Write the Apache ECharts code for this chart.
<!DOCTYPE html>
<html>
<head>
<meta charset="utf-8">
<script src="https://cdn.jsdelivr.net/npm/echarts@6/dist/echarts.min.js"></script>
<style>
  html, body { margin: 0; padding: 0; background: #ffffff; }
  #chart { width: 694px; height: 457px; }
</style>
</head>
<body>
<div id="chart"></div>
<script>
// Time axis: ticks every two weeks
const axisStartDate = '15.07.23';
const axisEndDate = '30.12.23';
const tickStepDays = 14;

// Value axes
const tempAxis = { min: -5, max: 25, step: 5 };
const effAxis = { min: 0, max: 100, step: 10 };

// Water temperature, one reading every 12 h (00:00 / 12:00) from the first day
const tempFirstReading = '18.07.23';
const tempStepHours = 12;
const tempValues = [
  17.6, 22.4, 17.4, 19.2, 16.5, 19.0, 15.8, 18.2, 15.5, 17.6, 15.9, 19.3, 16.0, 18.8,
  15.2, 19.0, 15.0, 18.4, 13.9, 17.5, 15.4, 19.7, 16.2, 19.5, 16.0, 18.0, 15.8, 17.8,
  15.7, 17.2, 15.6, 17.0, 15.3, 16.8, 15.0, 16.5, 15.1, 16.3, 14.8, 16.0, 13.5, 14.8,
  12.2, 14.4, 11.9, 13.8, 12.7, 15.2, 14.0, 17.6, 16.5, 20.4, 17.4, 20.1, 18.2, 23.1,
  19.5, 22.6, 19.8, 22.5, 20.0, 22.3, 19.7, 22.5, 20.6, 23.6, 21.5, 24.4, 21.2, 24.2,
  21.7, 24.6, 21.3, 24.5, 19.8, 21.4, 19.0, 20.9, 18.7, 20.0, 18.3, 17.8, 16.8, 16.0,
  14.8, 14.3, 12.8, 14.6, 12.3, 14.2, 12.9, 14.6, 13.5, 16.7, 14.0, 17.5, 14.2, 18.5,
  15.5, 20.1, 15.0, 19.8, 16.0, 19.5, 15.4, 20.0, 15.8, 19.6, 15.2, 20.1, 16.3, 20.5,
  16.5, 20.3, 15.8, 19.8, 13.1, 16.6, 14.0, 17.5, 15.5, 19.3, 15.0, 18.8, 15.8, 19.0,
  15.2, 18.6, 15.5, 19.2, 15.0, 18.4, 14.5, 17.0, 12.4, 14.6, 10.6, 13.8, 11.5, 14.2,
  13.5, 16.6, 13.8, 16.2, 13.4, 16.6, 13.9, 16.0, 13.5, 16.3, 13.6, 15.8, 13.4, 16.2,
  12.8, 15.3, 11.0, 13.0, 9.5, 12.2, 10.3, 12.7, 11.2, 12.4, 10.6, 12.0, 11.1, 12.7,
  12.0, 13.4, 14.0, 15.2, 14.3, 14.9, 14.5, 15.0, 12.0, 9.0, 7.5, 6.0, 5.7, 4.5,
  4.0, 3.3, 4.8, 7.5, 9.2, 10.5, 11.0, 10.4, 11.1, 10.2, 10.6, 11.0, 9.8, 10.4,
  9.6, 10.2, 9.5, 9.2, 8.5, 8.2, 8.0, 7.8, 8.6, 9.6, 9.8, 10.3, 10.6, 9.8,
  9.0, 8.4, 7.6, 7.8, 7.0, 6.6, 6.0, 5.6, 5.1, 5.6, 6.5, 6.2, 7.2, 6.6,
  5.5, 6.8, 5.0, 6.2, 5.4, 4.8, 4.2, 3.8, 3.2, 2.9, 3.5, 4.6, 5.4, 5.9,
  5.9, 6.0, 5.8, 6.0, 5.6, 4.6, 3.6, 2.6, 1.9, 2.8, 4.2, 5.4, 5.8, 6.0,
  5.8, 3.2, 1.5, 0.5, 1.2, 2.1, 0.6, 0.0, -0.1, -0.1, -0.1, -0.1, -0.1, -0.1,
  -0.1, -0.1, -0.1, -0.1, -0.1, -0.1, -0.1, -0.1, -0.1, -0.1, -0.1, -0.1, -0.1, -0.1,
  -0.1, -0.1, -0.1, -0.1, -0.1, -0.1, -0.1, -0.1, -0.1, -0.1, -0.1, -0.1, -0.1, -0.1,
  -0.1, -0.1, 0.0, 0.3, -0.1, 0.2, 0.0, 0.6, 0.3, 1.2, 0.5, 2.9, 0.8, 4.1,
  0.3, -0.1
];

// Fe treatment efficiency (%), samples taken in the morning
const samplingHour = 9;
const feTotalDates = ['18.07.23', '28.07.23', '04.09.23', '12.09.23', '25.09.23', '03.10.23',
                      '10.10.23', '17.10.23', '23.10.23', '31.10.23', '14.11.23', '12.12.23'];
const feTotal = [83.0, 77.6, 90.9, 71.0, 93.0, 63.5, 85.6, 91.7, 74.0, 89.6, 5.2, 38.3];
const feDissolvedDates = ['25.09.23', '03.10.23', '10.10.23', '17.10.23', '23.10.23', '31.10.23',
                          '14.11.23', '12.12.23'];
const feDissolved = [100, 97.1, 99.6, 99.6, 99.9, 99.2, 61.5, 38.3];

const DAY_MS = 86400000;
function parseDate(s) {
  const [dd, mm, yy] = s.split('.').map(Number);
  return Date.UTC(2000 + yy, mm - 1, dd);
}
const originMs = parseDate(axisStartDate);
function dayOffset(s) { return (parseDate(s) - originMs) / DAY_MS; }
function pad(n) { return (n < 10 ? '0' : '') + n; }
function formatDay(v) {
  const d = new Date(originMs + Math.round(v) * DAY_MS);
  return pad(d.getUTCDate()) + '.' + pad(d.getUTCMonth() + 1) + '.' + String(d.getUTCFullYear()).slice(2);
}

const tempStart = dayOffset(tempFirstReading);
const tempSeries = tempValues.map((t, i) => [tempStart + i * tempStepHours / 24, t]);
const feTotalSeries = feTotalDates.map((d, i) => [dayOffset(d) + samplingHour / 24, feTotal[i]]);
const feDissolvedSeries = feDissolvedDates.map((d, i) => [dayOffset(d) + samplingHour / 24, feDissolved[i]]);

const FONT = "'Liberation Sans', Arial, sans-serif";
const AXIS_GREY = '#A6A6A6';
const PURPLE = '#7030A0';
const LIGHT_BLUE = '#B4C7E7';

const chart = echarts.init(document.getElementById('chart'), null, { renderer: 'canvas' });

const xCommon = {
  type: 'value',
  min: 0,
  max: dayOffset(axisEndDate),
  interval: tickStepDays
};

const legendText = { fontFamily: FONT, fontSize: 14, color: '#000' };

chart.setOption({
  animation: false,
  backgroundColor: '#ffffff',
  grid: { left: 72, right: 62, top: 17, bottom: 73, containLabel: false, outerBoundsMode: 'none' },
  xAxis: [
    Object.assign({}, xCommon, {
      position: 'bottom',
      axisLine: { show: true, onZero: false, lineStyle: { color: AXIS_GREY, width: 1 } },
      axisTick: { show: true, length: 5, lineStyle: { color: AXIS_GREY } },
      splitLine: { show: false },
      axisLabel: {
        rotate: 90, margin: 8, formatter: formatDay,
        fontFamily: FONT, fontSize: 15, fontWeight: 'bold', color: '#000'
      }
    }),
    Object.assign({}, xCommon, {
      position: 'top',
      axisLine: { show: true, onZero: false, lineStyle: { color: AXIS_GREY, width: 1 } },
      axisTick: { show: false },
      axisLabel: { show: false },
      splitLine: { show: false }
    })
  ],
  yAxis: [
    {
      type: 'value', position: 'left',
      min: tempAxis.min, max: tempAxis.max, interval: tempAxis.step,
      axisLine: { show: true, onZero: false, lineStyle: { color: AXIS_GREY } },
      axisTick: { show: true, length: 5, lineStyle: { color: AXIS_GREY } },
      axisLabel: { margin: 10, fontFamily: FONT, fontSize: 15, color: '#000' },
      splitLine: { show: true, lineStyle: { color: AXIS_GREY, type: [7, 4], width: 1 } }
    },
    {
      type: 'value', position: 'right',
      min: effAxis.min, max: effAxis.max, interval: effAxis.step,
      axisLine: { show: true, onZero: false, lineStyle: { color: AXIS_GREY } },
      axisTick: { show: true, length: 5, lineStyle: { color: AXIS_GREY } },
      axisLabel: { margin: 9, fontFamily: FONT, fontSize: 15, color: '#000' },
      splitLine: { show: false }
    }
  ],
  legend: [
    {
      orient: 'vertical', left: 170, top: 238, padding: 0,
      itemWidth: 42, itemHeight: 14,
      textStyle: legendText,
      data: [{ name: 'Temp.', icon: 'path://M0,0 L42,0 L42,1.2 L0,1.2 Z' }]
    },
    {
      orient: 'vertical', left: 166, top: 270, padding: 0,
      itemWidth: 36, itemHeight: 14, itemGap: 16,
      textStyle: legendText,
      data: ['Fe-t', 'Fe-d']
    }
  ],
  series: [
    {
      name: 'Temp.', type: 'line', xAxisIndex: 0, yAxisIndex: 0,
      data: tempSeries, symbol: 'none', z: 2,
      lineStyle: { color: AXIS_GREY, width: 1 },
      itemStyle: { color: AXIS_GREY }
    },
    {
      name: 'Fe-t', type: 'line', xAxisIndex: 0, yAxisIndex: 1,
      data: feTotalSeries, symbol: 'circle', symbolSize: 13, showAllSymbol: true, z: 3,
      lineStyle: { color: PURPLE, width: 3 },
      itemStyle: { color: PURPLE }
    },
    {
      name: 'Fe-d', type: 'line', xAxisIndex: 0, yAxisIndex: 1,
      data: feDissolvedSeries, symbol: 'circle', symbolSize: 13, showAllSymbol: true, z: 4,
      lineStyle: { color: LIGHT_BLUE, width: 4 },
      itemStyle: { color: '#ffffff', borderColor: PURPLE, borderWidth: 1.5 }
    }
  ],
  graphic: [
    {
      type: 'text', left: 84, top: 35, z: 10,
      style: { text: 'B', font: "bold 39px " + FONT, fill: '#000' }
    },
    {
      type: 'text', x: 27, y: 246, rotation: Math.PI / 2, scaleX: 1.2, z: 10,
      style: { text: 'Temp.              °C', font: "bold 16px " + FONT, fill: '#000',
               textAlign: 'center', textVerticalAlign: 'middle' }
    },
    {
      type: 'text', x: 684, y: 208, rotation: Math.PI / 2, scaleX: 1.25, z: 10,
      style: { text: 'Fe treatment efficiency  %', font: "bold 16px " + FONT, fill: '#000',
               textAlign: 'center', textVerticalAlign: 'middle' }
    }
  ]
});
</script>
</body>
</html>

> _STATED EXERCISE_: Print only the lines that run from the start of the listing to the line bearing "100, step: 10"; please keep the first line and that last one, exactly as they appear.

> _SOLUTION TO THIS TASK_:
Write the Apache ECharts code for this chart.
<!DOCTYPE html>
<html>
<head>
<meta charset="utf-8">
<script src="https://cdn.jsdelivr.net/npm/echarts@6/dist/echarts.min.js"></script>
<style>
  html, body { margin: 0; padding: 0; background: #ffffff; }
  #chart { width: 694px; height: 457px; }
</style>
</head>
<body>
<div id="chart"></div>
<script>
// Time axis: ticks every two weeks
const axisStartDate = '15.07.23';
const axisEndDate = '30.12.23';
const tickStepDays = 14;

// Value axes
const tempAxis = { min: -5, max: 25, step: 5 };
const effAxis = { min: 0, max: 100, step: 10 };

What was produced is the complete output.